Noir B to tajemnicze, mroczne i przepełnione zbrodnią miasto, gdzie niebezpieczeństwo czeka na każdym kroku. W tym wszystkim on Detektyw Skrzelowski, na tropie spisku, intrygi, tajemniczej organizacji powiązanej z dziwnym symbolem, a do tego świadomy bohater pierwszoplanowy opowiadający o swoich śledztwach.
Byłam dobrej myśli odnośnie tej książki i w sumie się nie pomyliłam, bo to naprawdę oryginalna i nietypowa historia. Na samym początku nawet sobie pomyślałam, że to zbiór kryminalno satyrycznych opowiadań, które nie mają se sobą wspólne tylko to, że prowadzi je Skrzelowski. To jednak było tylko złudzenie, bo z każdym kolejnym rozdziałem, który można brać za opowiadanie, coraz bardziej zagłębiałam się w historię napisaną pomiędzy wersami, o tajemniczym symbolu, o intrydze, której przewodzi ktoś o kim detektyw niewiele wie. Kolejne śledztwa choć z pozoru nie mające ze sobą nic wspólnego, to w pewnym momencie zaczęły się łączyć w jakąś całość, a w każdym z nich dało się odnaleźć kolejne wskazówki by rozwiązać główną sprawę.
Autor stworzył tu coś jakby alternatywny świat, świat mroku, zbrodni i tajemnic, co więcej stworzył bohaterów, którzy wiedzą że są częścią opowieści, bywają momenty gdzie zwracają się oni bezpośrednio do czytelnika, przez co naprawdę niektóre teksty są przezabawne. Fabuła to taka typowa opowieść, Detektyw opowiada, co jakiś czas wrzuca też coś od siebie, jakby prowadził rozmowę z czytelnikiem, odpowiada na wyimaginowane pytania czy dokładniej wyjaśnia prawa obowiązujące w Noir B.

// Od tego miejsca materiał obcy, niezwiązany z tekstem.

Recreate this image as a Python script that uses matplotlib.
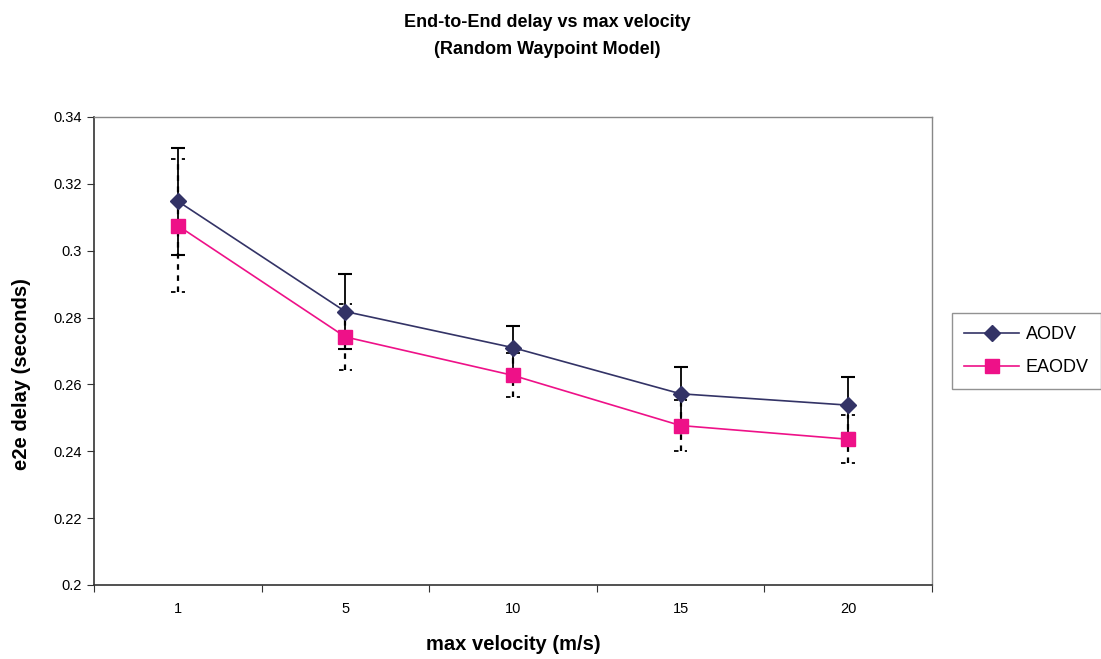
import matplotlib
matplotlib.use('Agg')
import matplotlib.pyplot as plt
import numpy as np

plt.rcParams['font.family'] = ['Liberation Sans', 'DejaVu Sans']

velocity = ['1', '5', '10', '15', '20']
aodv = [0.3148, 0.2818, 0.2710, 0.2572, 0.2538]
aodv_err = [0.0160, 0.0112, 0.0066, 0.0081, 0.0083]
eaodv = [0.3075, 0.2742, 0.2627, 0.2477, 0.2436]
eaodv_err = [0.0199, 0.0099, 0.0066, 0.0075, 0.0072]

x = np.arange(len(velocity))

fig = plt.figure(figsize=(11.01, 6.59), dpi=100)
ax = fig.add_axes([0.0854, 0.1123, 0.761, 0.7102])

# EAODV error bars: dashed, with dashed caps
eb = ax.errorbar(x, eaodv, yerr=eaodv_err, fmt='none', ecolor='black',
                 elinewidth=1.6, capsize=0, zorder=2)
eb[2][0].set_linestyle((0, (2.5, 2.5)))
lo = np.array(eaodv) - np.array(eaodv_err)
hi = np.array(eaodv) + np.array(eaodv_err)
ax.hlines(np.concatenate([lo, hi]), np.concatenate([x, x]) - 0.04,
          np.concatenate([x, x]) + 0.04, colors='black', linewidth=1.3,
          linestyles=(0, (2.5, 3.5)), zorder=2)

# AODV error bars: solid with caps
ax.errorbar(x, aodv, yerr=aodv_err, fmt='none', ecolor='black',
            elinewidth=1.3, capsize=5, capthick=1.5, zorder=3)

ax.plot(x, aodv, color='#333366', linewidth=1.2, marker='D', markersize=8,
        markerfacecolor='#333366', markeredgecolor='#333366', label='AODV', zorder=4)
ax.plot(x, eaodv, color='#EE1188', linewidth=1.2, marker='s', markersize=10,
        markerfacecolor='#EE1188', markeredgecolor='#EE1188', label='EAODV', zorder=4)

ax.set_xlim(-0.5, len(velocity) - 0.5)
ax.set_ylim(0.2, 0.34)
ax.set_yticks(np.arange(0.2, 0.3401, 0.02))
ax.set_yticklabels(['0.2', '0.22', '0.24', '0.26', '0.28', '0.3', '0.32', '0.34'])

# ticks between categories, labels at category centres
ax.set_xticks(np.arange(-0.5, len(velocity), 1.0))
ax.set_xticklabels([])
ax.set_xticks(x, minor=True)
ax.set_xticklabels(velocity, minor=True)
ax.tick_params(axis='x', which='minor', length=0, pad=12, labelsize=10.5)
ax.tick_params(axis='x', which='major', length=5, direction='out', color='#333333')
ax.tick_params(axis='y', length=5, direction='out', color='#333333', labelsize=10.5, pad=4)

for side in ['left', 'bottom']:
    ax.spines[side].set_color('#333333')
    ax.spines[side].set_linewidth(1.2)
for side in ['top', 'right']:
    ax.spines[side].set_color('#888888')
    ax.spines[side].set_linewidth(1.0)

ax.set_xlabel('max velocity (m/s)', fontsize=14.5, fontweight='bold', labelpad=14)
ax.set_ylabel('e2e delay (seconds)', fontsize=14.5, fontweight='bold')
ax.yaxis.set_label_coords(-0.075, 0.45)
fig.suptitle('End-to-End delay vs max velocity\n(Random Waypoint Model)',
             fontsize=13, fontweight='bold', x=0.497, y=0.978, linespacing=1.75)

leg = ax.legend(loc='center left', bbox_to_anchor=(1.013, 0.5), fontsize=13,
                frameon=True, fancybox=False, edgecolor='#777777',
                handlelength=3.0, borderpad=0.7, labelspacing=0.9, handletextpad=0.4)
leg.get_frame().set_linewidth(1.0)

fig.savefig('out.png', dpi=100)
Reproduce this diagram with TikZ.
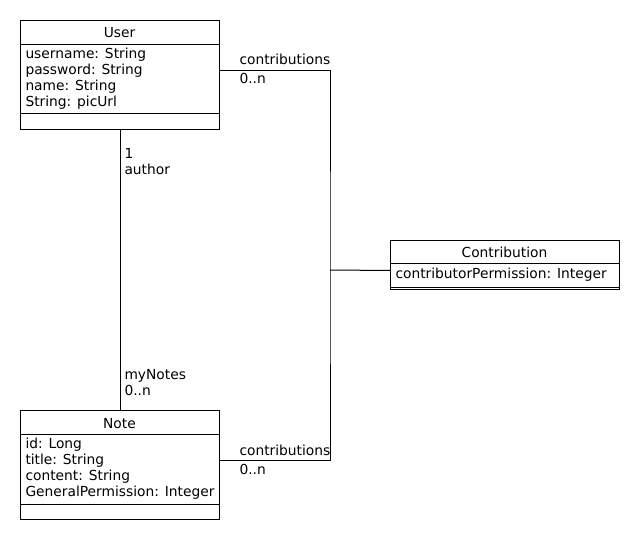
\documentclass[tikz,border=0pt]{standalone}
\usepackage{fontspec}
\setmainfont{DejaVu Sans}
\begin{document}
\begin{tikzpicture}[x=1pt, y=-1pt, line width=1pt,
        classbox/.style = {draw, rectangle,
            inner sep=0pt,
            anchor=north west,
            minimum width=199pt},
        txt/.style = {inner sep=0pt, font=\fontsize{13.8}{16}\selectfont},
        attr/.style = {txt, anchor=base west},
        title/.style = {txt, anchor=base}]

        \useasboundingbox (0,0) rectangle (640,540);

        % User class
        \node[classbox, minimum height=109pt] (user) at (20,20) {};
        \node[title] (userTitle) at (119.5,38) {User};
        \draw ([yshift=-25pt]user.north west) -- ([yshift=-25pt]user.north east);
        \draw ([yshift=16pt]user.south west) -- ([yshift=16pt]user.south east);
        \foreach \i/\t in {0/username: String, 1/password: String,
                2/name: String, 3/String: picUrl}
            \node[attr] (userAttr\i) at (25,58.5+16*\i) {\t};

        % Note class
        \node[classbox, minimum height=109pt] (note) at (20,410) {};
        \node[title] (noteTitle) at (119.5,428) {Note};
        \draw ([yshift=-24pt]note.north west) -- ([yshift=-24pt]note.north east);
        \draw ([yshift=16pt]note.south west) -- ([yshift=16pt]note.south east);
        \foreach \i/\t in {0/id: Long, 1/title: String,
                2/content: String, 3/GeneralPermission: Integer}
            \node[attr] (noteAttr\i) at (25,448.5+16*\i) {\t};

        % Contribution class
        \node[classbox, minimum width=229pt, minimum height=49pt] (contrib) at (390,240) {};
        \node[title] (contribTitle) at (504.5,258) {Contribution};
        \draw ([yshift=-24pt]contrib.north west) -- ([yshift=-24pt]contrib.north east);
        \draw ([yshift=2.5pt]contrib.south west) -- ([yshift=2.5pt]contrib.south east);
        \node[attr] (contribAttr) at (395,278.5) {contributorPermission: Integer};

        % User -- Note
        \draw (user.south) -- (note.north);
        \node[attr] (authorMult) at (124,159) {1};
        \node[attr] (authorRole) at (124,175) {author};
        \node[attr] (notesRole) at (124,379) {myNotes};
        \node[attr] (notesMult) at (124,395) {0..n};

        % contributions, with the association class
        \coordinate (mid) at (330,270);
        \draw ([yshift=4.5pt]user.east) -| (mid) |- ([yshift=4.5pt]note.east);
        \draw (mid) -- ([yshift=-5.5pt]contrib.west);
        \node[attr] (userContrib) at (239,65) {contributions};
        \node[attr] (userContribMult) at (239,84) {0..n};
        \node[attr] (noteContrib) at (239,455) {contributions};
        \node[attr] (noteContribMult) at (239,474) {0..n};

    \end{tikzpicture}
\end{document}
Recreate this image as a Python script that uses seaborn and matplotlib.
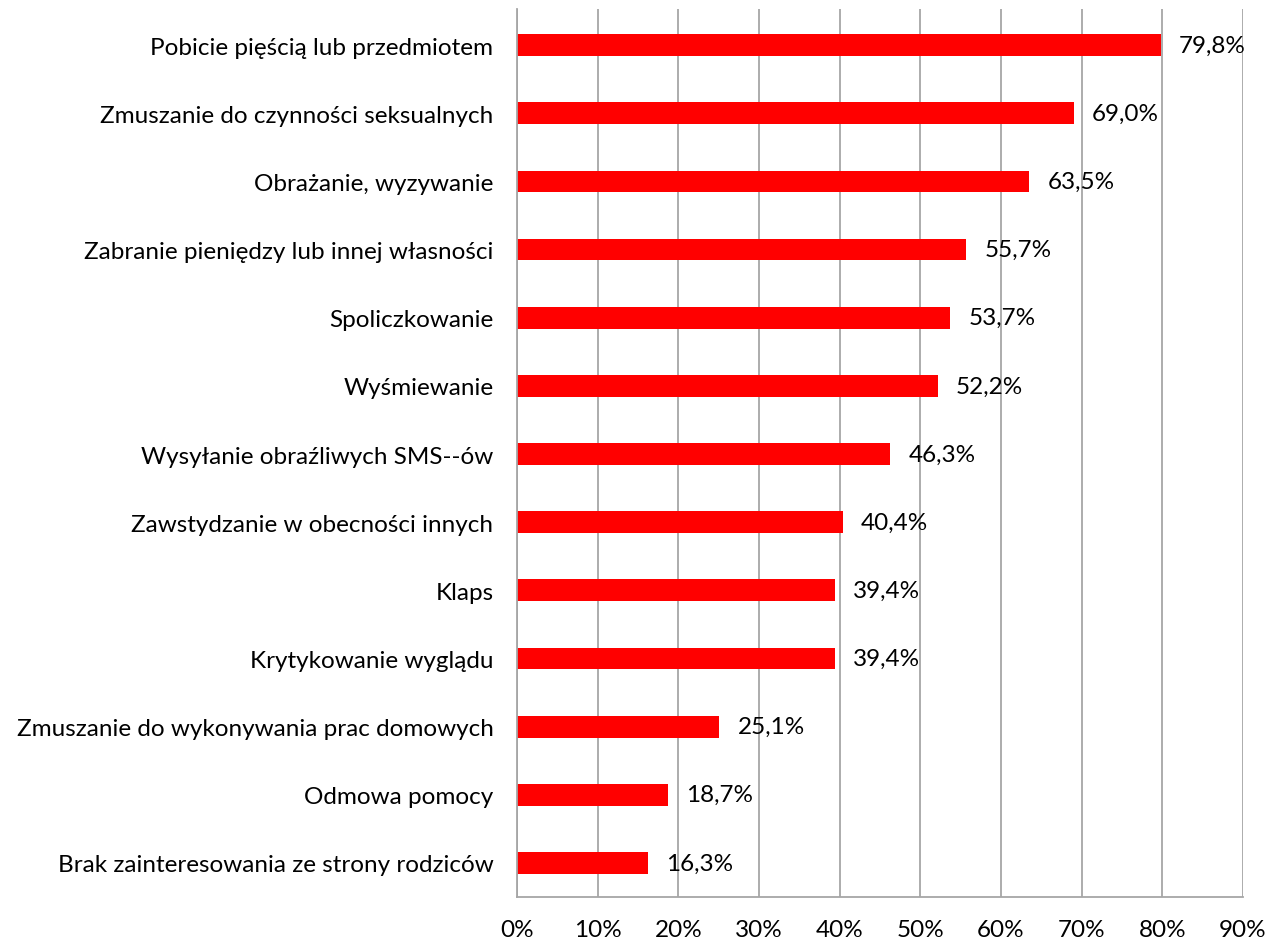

Powieść jest nietypowa, powiedziałabym, że na swój sposób wyjątkowa, ja dotychczas nie spotkałam się z czymś takim, dlatego tutaj stawiam autorowi wilki plus za sam pomysł oraz jego wykonanie, bo wyszło mu to naprawdę dobrze. Niemniej jednak jak wspomniałam na początku pojawiły się też tutaj zgrzyty. Jednym z nich był fabularny chaos, troszkę się tutaj działo, kilkoro bohaterów, kilkanaście spraw mniej lub bardziej powiązanych z wątkiem głównym, do tego alternatywny świat a co za tym idzie całkowicie nowe prawa, zwyczaje, zachowania itp, w których naprawdę można się pogubić.
Fabuła była mroczna i tajemnicza, momentami ciężka, nawet samo czytanie momentami było dla mnie nużące, a przy dużej ilości wątków, informacji itp moja głowa czasami bywała przeciążona, bo ja należę do tych co starają się wszytko ogarnąć i samodzielnie odgadnąć, tutaj mi się to udało, lecz nie ukrywam z trudem, a książkę kończyłam czytać z prawdziwym bólem głowy. Jednak samą intrygę, jaki i elementy kryminalne zasługują na docenienie, tak samo jak wątki komediowe, bo nie sposób się przy tej książce nie zaśmiać, a pojawiające się co jakiś czas komentarze Skrzelowskiego dla mnie w tej powieści były najlepsze.
Debiut uważam za udany, choć czytanie nieco mi się dłużyło i wymagało silnego wytężenia umysłu to uważam, że fani kryminalnych, mrocznych, czy nieco satyrycznych zagadek będą zadowoleni. Lektura warta uwagi, ze względu na swoją nietypowość i oryginalność. Ja jestem pod wrażeniem i polecam.